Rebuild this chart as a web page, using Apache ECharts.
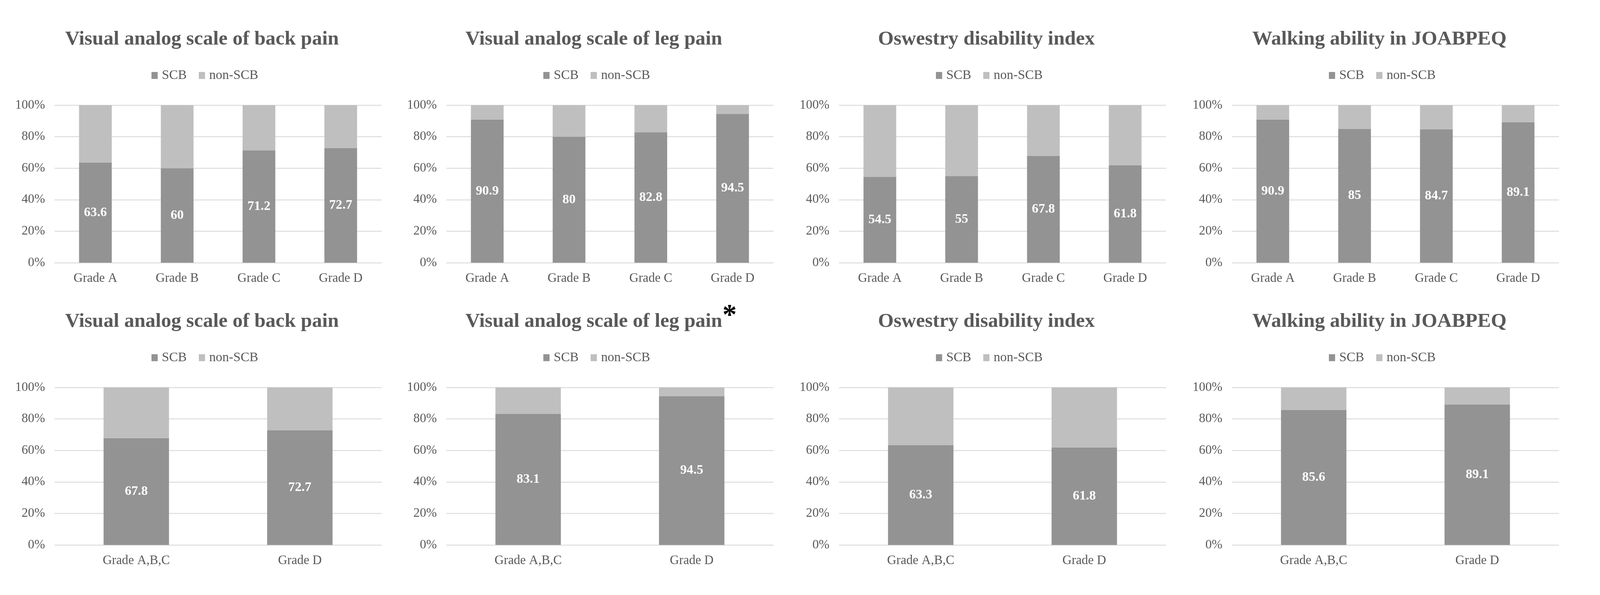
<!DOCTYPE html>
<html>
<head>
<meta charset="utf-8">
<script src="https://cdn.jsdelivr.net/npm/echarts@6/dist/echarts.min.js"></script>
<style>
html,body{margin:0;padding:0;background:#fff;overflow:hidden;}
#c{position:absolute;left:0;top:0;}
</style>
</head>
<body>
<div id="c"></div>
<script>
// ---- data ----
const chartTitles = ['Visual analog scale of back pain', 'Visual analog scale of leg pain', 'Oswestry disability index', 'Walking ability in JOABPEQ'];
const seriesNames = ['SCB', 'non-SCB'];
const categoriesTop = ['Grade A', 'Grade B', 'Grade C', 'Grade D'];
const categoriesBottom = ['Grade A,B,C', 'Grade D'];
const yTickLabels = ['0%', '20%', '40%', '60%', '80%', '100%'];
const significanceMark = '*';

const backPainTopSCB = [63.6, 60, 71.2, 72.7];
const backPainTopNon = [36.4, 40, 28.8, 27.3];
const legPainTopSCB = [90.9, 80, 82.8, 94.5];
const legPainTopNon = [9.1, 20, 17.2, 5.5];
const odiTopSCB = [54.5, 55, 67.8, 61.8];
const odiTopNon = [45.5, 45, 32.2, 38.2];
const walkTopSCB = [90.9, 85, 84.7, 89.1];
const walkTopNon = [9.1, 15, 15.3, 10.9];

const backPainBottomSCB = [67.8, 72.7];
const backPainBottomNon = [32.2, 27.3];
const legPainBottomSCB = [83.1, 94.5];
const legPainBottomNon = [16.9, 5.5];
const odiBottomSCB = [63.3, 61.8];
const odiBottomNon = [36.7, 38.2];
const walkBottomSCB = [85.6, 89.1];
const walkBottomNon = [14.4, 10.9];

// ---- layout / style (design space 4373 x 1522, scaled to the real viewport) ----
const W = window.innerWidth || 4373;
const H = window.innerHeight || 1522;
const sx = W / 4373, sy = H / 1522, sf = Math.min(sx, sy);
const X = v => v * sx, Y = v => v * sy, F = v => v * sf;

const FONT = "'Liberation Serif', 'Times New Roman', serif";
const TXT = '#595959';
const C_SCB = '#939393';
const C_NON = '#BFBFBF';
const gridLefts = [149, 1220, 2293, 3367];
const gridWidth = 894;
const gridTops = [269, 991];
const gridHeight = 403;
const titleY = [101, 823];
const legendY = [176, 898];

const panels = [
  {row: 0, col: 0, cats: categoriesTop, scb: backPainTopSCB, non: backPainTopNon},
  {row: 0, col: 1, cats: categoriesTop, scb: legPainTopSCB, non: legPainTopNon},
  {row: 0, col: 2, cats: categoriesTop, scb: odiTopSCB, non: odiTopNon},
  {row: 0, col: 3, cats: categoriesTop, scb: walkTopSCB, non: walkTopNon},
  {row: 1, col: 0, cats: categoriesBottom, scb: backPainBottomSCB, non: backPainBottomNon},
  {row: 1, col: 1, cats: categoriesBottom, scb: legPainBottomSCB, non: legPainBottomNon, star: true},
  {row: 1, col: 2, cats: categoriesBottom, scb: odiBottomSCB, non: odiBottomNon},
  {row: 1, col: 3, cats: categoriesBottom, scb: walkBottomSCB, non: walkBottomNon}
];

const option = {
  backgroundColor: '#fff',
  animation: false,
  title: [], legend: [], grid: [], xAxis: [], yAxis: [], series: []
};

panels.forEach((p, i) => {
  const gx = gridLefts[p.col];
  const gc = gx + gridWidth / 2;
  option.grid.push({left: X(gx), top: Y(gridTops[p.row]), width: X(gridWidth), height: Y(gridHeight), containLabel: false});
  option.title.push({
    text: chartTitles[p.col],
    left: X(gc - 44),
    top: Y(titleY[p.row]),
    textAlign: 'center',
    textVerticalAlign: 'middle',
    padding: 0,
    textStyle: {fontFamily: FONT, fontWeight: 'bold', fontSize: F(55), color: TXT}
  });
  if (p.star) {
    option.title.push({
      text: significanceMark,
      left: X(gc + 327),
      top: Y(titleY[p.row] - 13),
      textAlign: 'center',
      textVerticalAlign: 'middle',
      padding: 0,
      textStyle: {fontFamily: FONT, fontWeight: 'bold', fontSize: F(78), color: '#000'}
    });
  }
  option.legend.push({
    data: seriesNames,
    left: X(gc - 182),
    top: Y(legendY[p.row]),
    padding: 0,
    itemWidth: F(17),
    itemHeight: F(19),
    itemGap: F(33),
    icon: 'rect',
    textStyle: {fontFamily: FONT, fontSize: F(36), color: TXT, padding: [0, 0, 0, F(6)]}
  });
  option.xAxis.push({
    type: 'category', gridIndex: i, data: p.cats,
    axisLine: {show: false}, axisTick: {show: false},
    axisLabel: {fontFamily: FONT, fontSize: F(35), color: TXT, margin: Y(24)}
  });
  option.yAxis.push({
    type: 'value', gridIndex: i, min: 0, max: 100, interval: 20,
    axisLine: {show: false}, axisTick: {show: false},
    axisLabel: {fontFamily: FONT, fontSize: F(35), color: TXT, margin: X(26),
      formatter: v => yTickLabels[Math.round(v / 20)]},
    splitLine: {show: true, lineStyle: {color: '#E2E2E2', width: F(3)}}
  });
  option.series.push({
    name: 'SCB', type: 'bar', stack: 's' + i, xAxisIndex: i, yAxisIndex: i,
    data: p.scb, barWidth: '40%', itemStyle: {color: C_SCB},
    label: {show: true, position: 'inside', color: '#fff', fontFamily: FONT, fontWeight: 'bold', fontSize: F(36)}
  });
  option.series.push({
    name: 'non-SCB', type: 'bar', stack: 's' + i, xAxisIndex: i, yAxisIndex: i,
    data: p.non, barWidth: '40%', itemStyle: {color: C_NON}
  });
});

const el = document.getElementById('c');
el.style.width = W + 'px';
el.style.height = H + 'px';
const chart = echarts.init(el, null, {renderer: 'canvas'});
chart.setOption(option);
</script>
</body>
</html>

--- --- ---

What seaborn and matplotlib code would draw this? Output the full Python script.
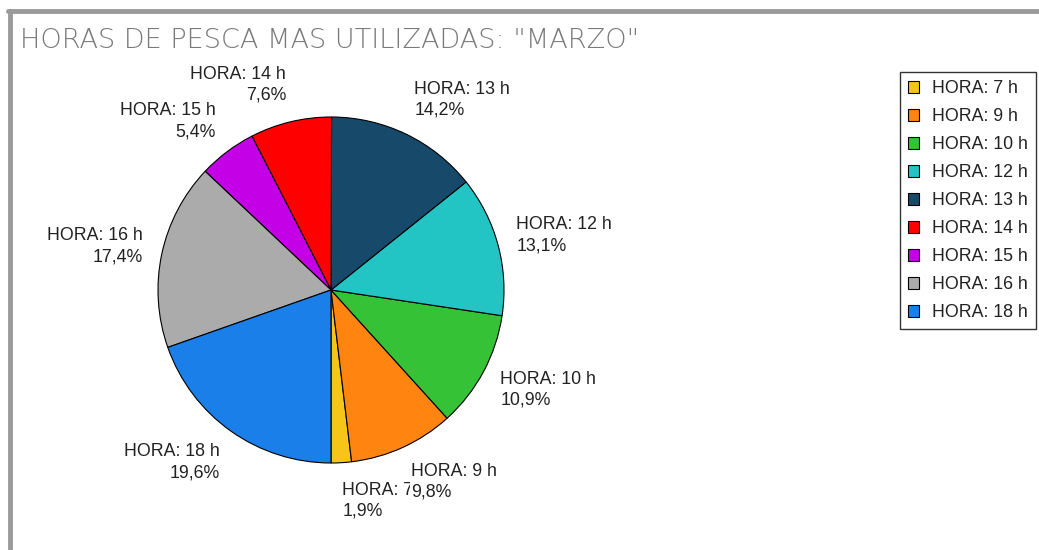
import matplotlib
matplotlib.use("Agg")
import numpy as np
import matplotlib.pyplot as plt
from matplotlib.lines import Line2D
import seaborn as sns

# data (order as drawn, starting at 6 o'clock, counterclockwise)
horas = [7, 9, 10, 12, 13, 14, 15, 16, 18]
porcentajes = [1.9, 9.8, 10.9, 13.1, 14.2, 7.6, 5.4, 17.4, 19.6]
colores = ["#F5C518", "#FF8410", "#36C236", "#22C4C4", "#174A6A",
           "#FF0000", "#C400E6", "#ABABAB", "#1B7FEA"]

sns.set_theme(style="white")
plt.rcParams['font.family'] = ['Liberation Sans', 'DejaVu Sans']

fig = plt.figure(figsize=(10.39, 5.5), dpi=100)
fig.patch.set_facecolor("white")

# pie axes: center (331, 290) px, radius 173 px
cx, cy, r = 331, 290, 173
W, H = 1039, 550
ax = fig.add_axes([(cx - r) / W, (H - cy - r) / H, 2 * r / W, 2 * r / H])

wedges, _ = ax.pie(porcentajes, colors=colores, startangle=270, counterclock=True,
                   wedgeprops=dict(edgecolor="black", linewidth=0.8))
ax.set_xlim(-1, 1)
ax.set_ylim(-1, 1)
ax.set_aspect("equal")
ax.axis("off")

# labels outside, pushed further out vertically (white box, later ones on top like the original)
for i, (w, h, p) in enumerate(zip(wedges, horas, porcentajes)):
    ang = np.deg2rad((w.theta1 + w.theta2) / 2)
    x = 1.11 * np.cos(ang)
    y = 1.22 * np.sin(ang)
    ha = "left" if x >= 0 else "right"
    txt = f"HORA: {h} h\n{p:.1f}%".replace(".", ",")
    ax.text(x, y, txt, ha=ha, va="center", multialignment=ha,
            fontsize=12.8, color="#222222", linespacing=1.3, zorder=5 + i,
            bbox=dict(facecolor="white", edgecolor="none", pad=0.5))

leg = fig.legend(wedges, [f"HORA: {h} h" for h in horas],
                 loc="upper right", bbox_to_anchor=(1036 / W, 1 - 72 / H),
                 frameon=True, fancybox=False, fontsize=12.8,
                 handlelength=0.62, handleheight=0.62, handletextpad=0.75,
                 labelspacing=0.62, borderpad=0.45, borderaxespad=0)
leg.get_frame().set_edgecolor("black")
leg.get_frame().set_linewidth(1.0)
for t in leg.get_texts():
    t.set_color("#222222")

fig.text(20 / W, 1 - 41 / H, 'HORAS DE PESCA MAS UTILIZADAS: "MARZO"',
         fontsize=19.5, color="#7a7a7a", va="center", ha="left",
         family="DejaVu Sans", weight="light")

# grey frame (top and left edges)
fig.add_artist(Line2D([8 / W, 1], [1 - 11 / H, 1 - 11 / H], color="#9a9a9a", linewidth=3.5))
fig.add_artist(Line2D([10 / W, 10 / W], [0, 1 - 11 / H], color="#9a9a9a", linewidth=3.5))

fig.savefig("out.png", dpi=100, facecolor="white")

--- --- ---

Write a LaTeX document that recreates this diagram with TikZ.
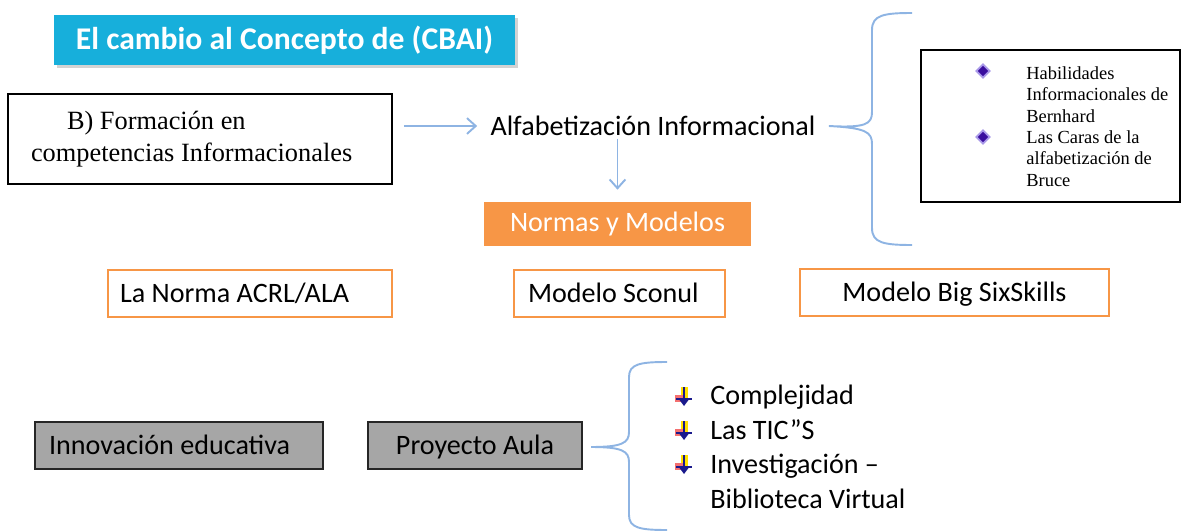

--- --- ---

WORK INSTRUCTIONS>
From the records above, give again only the part that opens with the line containing "Rebuild this chart" and closes with the line containing "const legendY = [176, 898];". Keep both ends but drop the pictures.

THE SOLUTION>
Rebuild this chart as a web page, using Apache ECharts.
<!DOCTYPE html>
<html>
<head>
<meta charset="utf-8">
<script src="https://cdn.jsdelivr.net/npm/echarts@6/dist/echarts.min.js"></script>
<style>
html,body{margin:0;padding:0;background:#fff;overflow:hidden;}
#c{position:absolute;left:0;top:0;}
</style>
</head>
<body>
<div id="c"></div>
<script>
// ---- data ----
const chartTitles = ['Visual analog scale of back pain', 'Visual analog scale of leg pain', 'Oswestry disability index', 'Walking ability in JOABPEQ'];
const seriesNames = ['SCB', 'non-SCB'];
const categoriesTop = ['Grade A', 'Grade B', 'Grade C', 'Grade D'];
const categoriesBottom = ['Grade A,B,C', 'Grade D'];
const yTickLabels = ['0%', '20%', '40%', '60%', '80%', '100%'];
const significanceMark = '*';

const backPainTopSCB = [63.6, 60, 71.2, 72.7];
const backPainTopNon = [36.4, 40, 28.8, 27.3];
const legPainTopSCB = [90.9, 80, 82.8, 94.5];
const legPainTopNon = [9.1, 20, 17.2, 5.5];
const odiTopSCB = [54.5, 55, 67.8, 61.8];
const odiTopNon = [45.5, 45, 32.2, 38.2];
const walkTopSCB = [90.9, 85, 84.7, 89.1];
const walkTopNon = [9.1, 15, 15.3, 10.9];

const backPainBottomSCB = [67.8, 72.7];
const backPainBottomNon = [32.2, 27.3];
const legPainBottomSCB = [83.1, 94.5];
const legPainBottomNon = [16.9, 5.5];
const odiBottomSCB = [63.3, 61.8];
const odiBottomNon = [36.7, 38.2];
const walkBottomSCB = [85.6, 89.1];
const walkBottomNon = [14.4, 10.9];

// ---- layout / style (design space 4373 x 1522, scaled to the real viewport) ----
const W = window.innerWidth || 4373;
const H = window.innerHeight || 1522;
const sx = W / 4373, sy = H / 1522, sf = Math.min(sx, sy);
const X = v => v * sx, Y = v => v * sy, F = v => v * sf;

const FONT = "'Liberation Serif', 'Times New Roman', serif";
const TXT = '#595959';
const C_SCB = '#939393';
const C_NON = '#BFBFBF';
const gridLefts = [149, 1220, 2293, 3367];
const gridWidth = 894;
const gridTops = [269, 991];
const gridHeight = 403;
const titleY = [101, 823];
const legendY = [176, 898];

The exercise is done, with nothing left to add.